The effects of curvature on the propagation of undulatory waves in lower dimensional elastic materials

TL;DR

This paper explores how curvature affects wave propagation in elastic rods, revealing a curvature-induced gap in wave frequencies and tunneling phenomena, with implications for materials like nanotubes and biopolymers.

Contribution

It demonstrates that curvature couples elastic modes, creating a frequency gap and enabling wave tunneling, which advances understanding of wave behavior in curved elastic structures.

Findings

Wave dispersion becomes gapped due to curvature.

Bending modes are absent below a curvature-dependent frequency.
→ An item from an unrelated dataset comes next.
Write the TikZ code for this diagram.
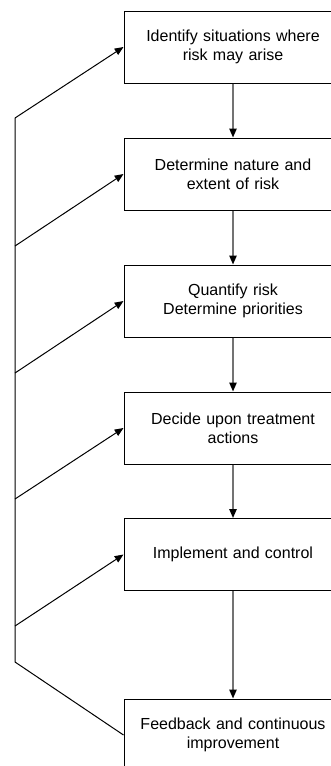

Undulatory waves can tunnel through curved regions via mode conversion.

Abstract

The mechanics of lower dimensional elastic structures depends strongly on the geometry of their stress-free state. Elastic deformations separate into in-plane stretching and lower energy out-of-plane bending deformations. For elastic structures with a curved stress-free state, these two elastic modes are coupled within linear elasticity. We investigate the effect of that curvature-induced coupling on wave propagation in lower dimensional elastic structures, focusing on the simplest example -- a curved elastic rod. We find that the dispersion relation of the waves becomes gapped in the presence of finite curvature; bending modes are absent below a frequency proportional to the curvature of the rod. By studying the scattering of undulatory waves off regions of uniform curvature, we find that undulatory waves with frequencies in the gap associated with the curved region tunnel through that curved region via conversion into compression waves. These results should be directly applicable to the spectrum and spatial distribution of phonon modes in a number of curved rod-like elastic solids, including carbon nanotubes and biopolymer filaments.